:: WHAT YOU SHOULD DO ::
Below is a listing; write it out exactly and drop any images from it.

:: PROVIDED MATERIAL ::
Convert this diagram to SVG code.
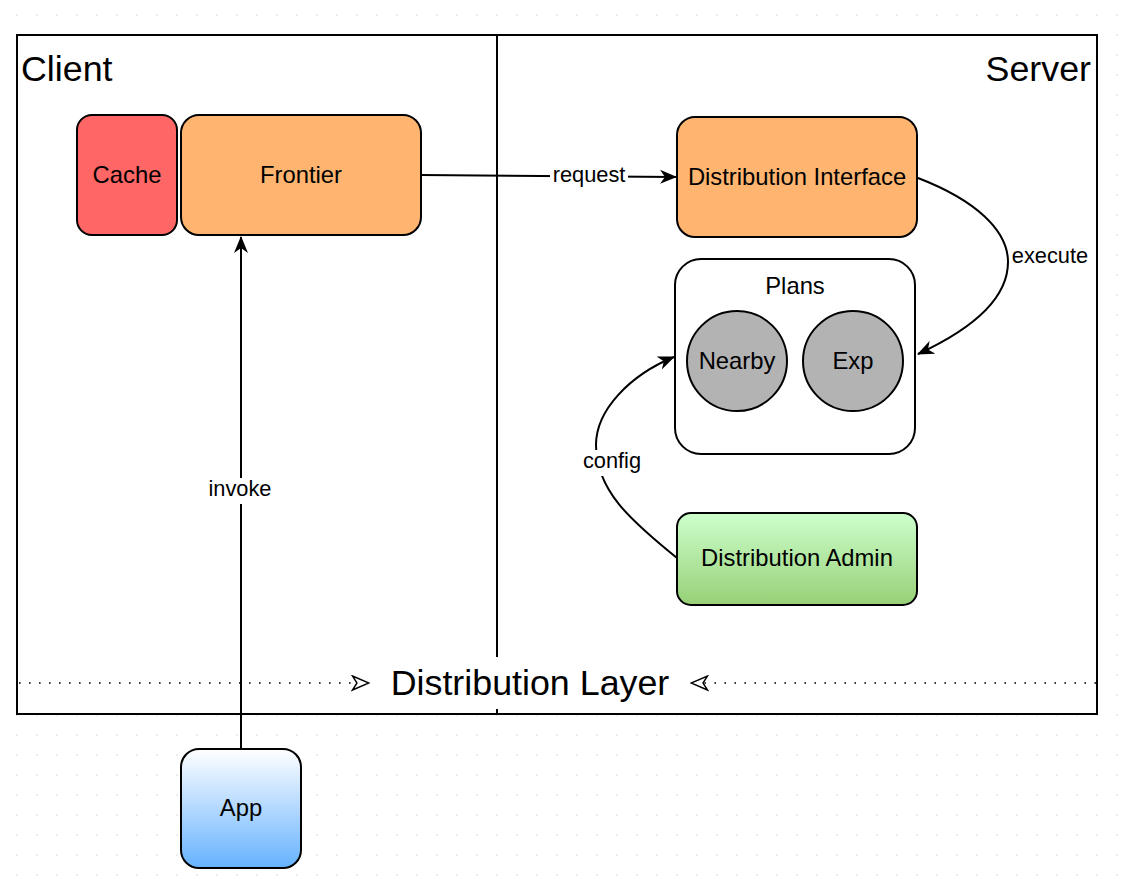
<svg xmlns="http://www.w3.org/2000/svg" width="1124" height="886" viewBox="0 0 1124 886">
<defs>
<pattern id="grid" x="7" y="5" width="20" height="20" patternUnits="userSpaceOnUse">
<circle cx="10" cy="10" r="0.8" fill="#d6d6d6"/>
</pattern>
<linearGradient id="gGreen" x1="0" y1="0" x2="0" y2="1">
<stop offset="0" stop-color="#CCFFCC"/>
<stop offset="1" stop-color="#97D077"/>
</linearGradient>
<linearGradient id="gBlue" x1="0" y1="0" x2="0" y2="1">
<stop offset="0" stop-color="#FFFFFF"/>
<stop offset="1" stop-color="#66B2FF"/>
</linearGradient>
<marker id="arrow" viewBox="0 0 17 15" refX="16" refY="7.5" markerWidth="17" markerHeight="15" markerUnits="userSpaceOnUse" orient="auto">
<path d="M0,0.5 L17,7.5 L0,14.5 L5,7.5 Z" fill="#000"/>
</marker>
<marker id="openArrow" viewBox="-1 -1 19 17" refX="17" refY="7.5" markerWidth="19" markerHeight="17" markerUnits="userSpaceOnUse" orient="auto">
<path d="M0.5,0.5 L17,7.5 L0.5,14.5 L5,7.5 Z" fill="#fff" stroke="#000" stroke-width="1.4" stroke-linejoin="miter"/>
</marker>
<style>
.node{stroke:#000;stroke-width:2}
.t{font-family:"Liberation Sans",Arial,Helvetica,sans-serif;fill:#000;text-anchor:middle}
.nt{font-size:23.8px}
.lt{font-size:21.8px}
.big{font-size:35.8px}
.edge{fill:none;stroke:#000;stroke-width:2}
.dot{fill:none;stroke:#000;stroke-width:1.6;stroke-dasharray:1.6 8.4}
.bg{fill:#fff}
</style>
</defs>
<rect width="1124" height="886" fill="#fff"/>
<rect width="1124" height="886" fill="url(#grid)"/>

<g id="container">
<rect x="17" y="35" width="1080" height="679" fill="#fff" stroke="#000" stroke-width="2"/>
<line x1="497" y1="35" x2="497" y2="714" stroke="#000" stroke-width="2"/>
<text class="t big" x="21" y="81" style="text-anchor:start">Client</text>
<text class="t big" x="1091" y="81" style="text-anchor:end">Server</text>
</g>

<g id="connectors">
<path class="edge" d="M241,749 L241,237" marker-end="url(#arrow)"/>
<rect class="bg" x="205" y="478" width="70" height="26"/>
<text class="t lt" x="240" y="496">invoke</text>

<path class="edge" d="M421,175 L676,177" marker-end="url(#arrow)"/>
<rect class="bg" x="550" y="163" width="78" height="25"/>
<text class="t lt" x="589" y="182">request</text>

<path class="edge" d="M918,178 C975,200 1008,230 1008,262 C1008,300 970,330 918,354" marker-end="url(#arrow)"/>
<rect class="bg" x="1011" y="244" width="80" height="25"/>
<text class="t lt" x="1050" y="263">execute</text>

<path class="edge" d="M677,558 C630,520 596,490 596,445 C596,410 630,375 674,357" marker-end="url(#arrow)"/>
<rect class="bg" x="583" y="450" width="59" height="26"/>
<text class="t lt" x="612" y="468">config</text>

<path class="dot" d="M19,683 L369,683" marker-end="url(#openArrow)"/>
<path class="dot" d="M1096,683 L691,683" marker-end="url(#openArrow)"/>
<rect class="bg" x="378" y="657" width="304" height="52"/>
<text class="t big" x="530" y="695">Distribution Layer</text>
</g>

<g id="cache">
<rect class="node" x="77" y="115" width="100" height="120" rx="15" fill="#FF6666"/>
<text class="t nt" x="127" y="183">Cache</text>
</g>
<g id="frontier">
<rect class="node" x="181" y="115" width="240" height="120" rx="18" fill="#FFB570"/>
<text class="t nt" x="301" y="183">Frontier</text>
</g>
<g id="distribution-interface">
<rect class="node" x="677" y="117" width="240" height="120" rx="18" fill="#FFB570"/>
<text class="t nt" x="797" y="185">Distribution Interface</text>
</g>
<g id="plans">
<rect class="node" x="675" y="259" width="240" height="195" rx="26" fill="#fff"/>
<text class="t nt" x="795" y="294">Plans</text>
</g>
<g id="nearby">
<circle class="node" cx="737" cy="361" r="50" fill="#B3B3B3"/>
<text class="t nt" x="737" y="369">Nearby</text>
</g>
<g id="exp">
<circle class="node" cx="853" cy="361" r="50" fill="#B3B3B3"/>
<text class="t nt" x="853" y="369">Exp</text>
</g>
<g id="distribution-admin">
<rect class="node" x="677" y="513" width="240" height="92" rx="14" fill="url(#gGreen)"/>
<text class="t nt" x="797" y="566">Distribution Admin</text>
</g>
<g id="app">
<rect class="node" x="181" y="749" width="120" height="119" rx="18" fill="url(#gBlue)"/>
<text class="t nt" x="241" y="816">App</text>
</g>
</svg>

:: RESPONSE ::
Convert this diagram to SVG code.
<svg xmlns="http://www.w3.org/2000/svg" width="1124" height="886" viewBox="0 0 1124 886">
<defs>
<pattern id="grid" x="7" y="5" width="20" height="20" patternUnits="userSpaceOnUse">
<circle cx="10" cy="10" r="0.8" fill="#d6d6d6"/>
</pattern>
<linearGradient id="gGreen" x1="0" y1="0" x2="0" y2="1">
<stop offset="0" stop-color="#CCFFCC"/>
<stop offset="1" stop-color="#97D077"/>
</linearGradient>
<linearGradient id="gBlue" x1="0" y1="0" x2="0" y2="1">
<stop offset="0" stop-color="#FFFFFF"/>
<stop offset="1" stop-color="#66B2FF"/>
</linearGradient>
<marker id="arrow" viewBox="0 0 17 15" refX="16" refY="7.5" markerWidth="17" markerHeight="15" markerUnits="userSpaceOnUse" orient="auto">
<path d="M0,0.5 L17,7.5 L0,14.5 L5,7.5 Z" fill="#000"/>
</marker>
<marker id="openArrow" viewBox="-1 -1 19 17" refX="17" refY="7.5" markerWidth="19" markerHeight="17" markerUnits="userSpaceOnUse" orient="auto">
<path d="M0.5,0.5 L17,7.5 L0.5,14.5 L5,7.5 Z" fill="#fff" stroke="#000" stroke-width="1.4" stroke-linejoin="miter"/>
</marker>
<style>
.node{stroke:#000;stroke-width:2}
.t{font-family:"Liberation Sans",Arial,Helvetica,sans-serif;fill:#000;text-anchor:middle}
.nt{font-size:23.8px}
.lt{font-size:21.8px}
.big{font-size:35.8px}
.edge{fill:none;stroke:#000;stroke-width:2}
.dot{fill:none;stroke:#000;stroke-width:1.6;stroke-dasharray:1.6 8.4}
.bg{fill:#fff}
</style>
</defs>
<rect width="1124" height="886" fill="#fff"/>
<rect width="1124" height="886" fill="url(#grid)"/>

<g id="container">
<rect x="17" y="35" width="1080" height="679" fill="#fff" stroke="#000" stroke-width="2"/>
<line x1="497" y1="35" x2="497" y2="714" stroke="#000" stroke-width="2"/>
<text class="t big" x="21" y="81" style="text-anchor:start">Client</text>
<text class="t big" x="1091" y="81" style="text-anchor:end">Server</text>
</g>

<g id="connectors">
<path class="edge" d="M241,749 L241,237" marker-end="url(#arrow)"/>
<rect class="bg" x="205" y="478" width="70" height="26"/>
<text class="t lt" x="240" y="496">invoke</text>

<path class="edge" d="M421,175 L676,177" marker-end="url(#arrow)"/>
<rect class="bg" x="550" y="163" width="78" height="25"/>
<text class="t lt" x="589" y="182">request</text>

<path class="edge" d="M918,178 C975,200 1008,230 1008,262 C1008,300 970,330 918,354" marker-end="url(#arrow)"/>
<rect class="bg" x="1011" y="244" width="80" height="25"/>
<text class="t lt" x="1050" y="263">execute</text>

<path class="edge" d="M677,558 C630,520 596,490 596,445 C596,410 630,375 674,357" marker-end="url(#arrow)"/>
<rect class="bg" x="583" y="450" width="59" height="26"/>
<text class="t lt" x="612" y="468">config</text>

<path class="dot" d="M19,683 L369,683" marker-end="url(#openArrow)"/>
<path class="dot" d="M1096,683 L691,683" marker-end="url(#openArrow)"/>
<rect class="bg" x="378" y="657" width="304" height="52"/>
<text class="t big" x="530" y="695">Distribution Layer</text>
</g>

<g id="cache">
<rect class="node" x="77" y="115" width="100" height="120" rx="15" fill="#FF6666"/>
<text class="t nt" x="127" y="183">Cache</text>
</g>
<g id="frontier">
<rect class="node" x="181" y="115" width="240" height="120" rx="18" fill="#FFB570"/>
<text class="t nt" x="301" y="183">Frontier</text>
</g>
<g id="distribution-interface">
<rect class="node" x="677" y="117" width="240" height="120" rx="18" fill="#FFB570"/>
<text class="t nt" x="797" y="185">Distribution Interface</text>
</g>
<g id="plans">
<rect class="node" x="675" y="259" width="240" height="195" rx="26" fill="#fff"/>
<text class="t nt" x="795" y="294">Plans</text>
</g>
<g id="nearby">
<circle class="node" cx="737" cy="361" r="50" fill="#B3B3B3"/>
<text class="t nt" x="737" y="369">Nearby</text>
</g>
<g id="exp">
<circle class="node" cx="853" cy="361" r="50" fill="#B3B3B3"/>
<text class="t nt" x="853" y="369">Exp</text>
</g>
<g id="distribution-admin">
<rect class="node" x="677" y="513" width="240" height="92" rx="14" fill="url(#gGreen)"/>
<text class="t nt" x="797" y="566">Distribution Admin</text>
</g>
<g id="app">
<rect class="node" x="181" y="749" width="120" height="119" rx="18" fill="url(#gBlue)"/>
<text class="t nt" x="241" y="816">App</text>
</g>
</svg>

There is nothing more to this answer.